A 54 ans, Master en Sciences Economiques, Maitrise en Enseignement Technique d’un Centre d’enseignement académique de référence de France, Ould Eyih un homme inconnu dans les milieux politiques mauritaniens, très « isolé » et peu bavard, a-t-il été appelé pour mettre de l’ordre dans un désordre épouvantable instauré depuis la chute de Ould Haidalla ?
Ould Eyih, l’ancien universitaire de Toulouse aura besoin de son génie en ingénierie pour construire une ossature politique résistante aux chocs qui vont évidemment suivre le séisme qui a secoué la Mouvance de l’ancien UPR par l’affectation à sa tête d’un inconnu peut être en mission secrète commandée pour Ould Ghazouani qui veut voir les choses bouger dans le sens de ses engagements.
Le nouveau Parti qui veut prendre un « bain de Ganges » pour se purifier des péchés énormes commis par des hommes et des femmes militants d’un Parti qui est, ce n’est un secret pour personne, à l’origine de tous les maux dont souffre actuellement le pays va t’il dire adieu aux vieilles pratiques ?
Ould Ghazouani en décidant, ou en laissant décider à sa place de se porter candidat aux élections présidentielles qui n’ont été remportées que grâce à l’assaut lancé depuis Nouadhibou par Ould Abdel Aziz et ses troupes électorales, fait face à des obligations morales contraignantes vis-à-vis de ses électeurs.
Si Ould Ghazouani, a donc joué avec la sagesse en décidant de voler politiquement de ses propres ailes grâce à une formation politique « rechemisée », « révisée » ou « segmentée », il joue peut-être aussi avec le feu.
En lançant son Parti INSAF sur une nouvelle trajectoire pour plus d’équité, Il est possible qu’il n’ait pas la même vision que ceux qui font et défont les présidents. C’est bien évident. Ghazouani est bien conscient que dans ce pays, il y’a malheureusement des mauritaniens très proche de la Mouvance Présidentielle ou confondue à elle, qui ne peuvent pas évoluer dans un environnement d’Honneur, de Fraternité et de Justice lorsqu’il y’a quelque chose à partager équitablement avec les autres.
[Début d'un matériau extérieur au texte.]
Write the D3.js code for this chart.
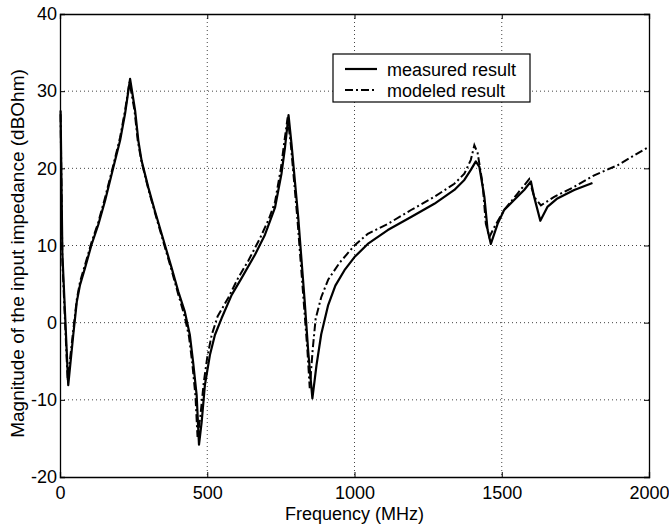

Et, les autres, ce sont ces négros-mauritaniens,, ces harratines, ces forgerons, ces griots, ces Zenagas qui constituent le noyau le plus important d’une population hétéroclite qui est maintenant profondément divisée par des écarts énormes dans l’égalité des chances et qui commencent à cracher du venin.
C’est bien pourquoi, en plus de la bénédiction de sa Sainte mère, Ould Ghazouani est allé se recueillir sur la tombe du prophète et accomplir un Hajj dont il aura réellement besoin, pour laver les péchés commis pour n’avoir décidé plutôt de penser aux misérables de Victor Hugo, ces pauvres qui découvrent maintenant que l’écart de richesse qui les séparait des autres, dépasse l’imaginable.
La liste des biens mal acquis d’El Mourkhy, l’ancien Directeur Général de la Somelec donne du tournis à la vendeuse de « bassi » de la grande épicerie de Zaatar qui somnole un nourrisson sur les jambes, attendant un client qui se fait de plus en plus rare.
Ghazouani et Ould Eyih, le premier président de son nouveau parti éloigné de sa base, doivent chercher à réduire les écarts qui séparent ceux qui vivent dans un luxe insolent et ceux qui tendent la main aux feux rouges de la Mauriposte pour mendier.
Ould Eyih, bardé de diplômes réussira-t-il à rappeler à l’ordre ces Messieurs qui roulent dans des bolides et qui passent leurs vacances au bord du Bosphore loin des quartiers pauvres dont les populations vivent d’une charité mal ordonnée qui commence par les riches ? Qui vivra verra.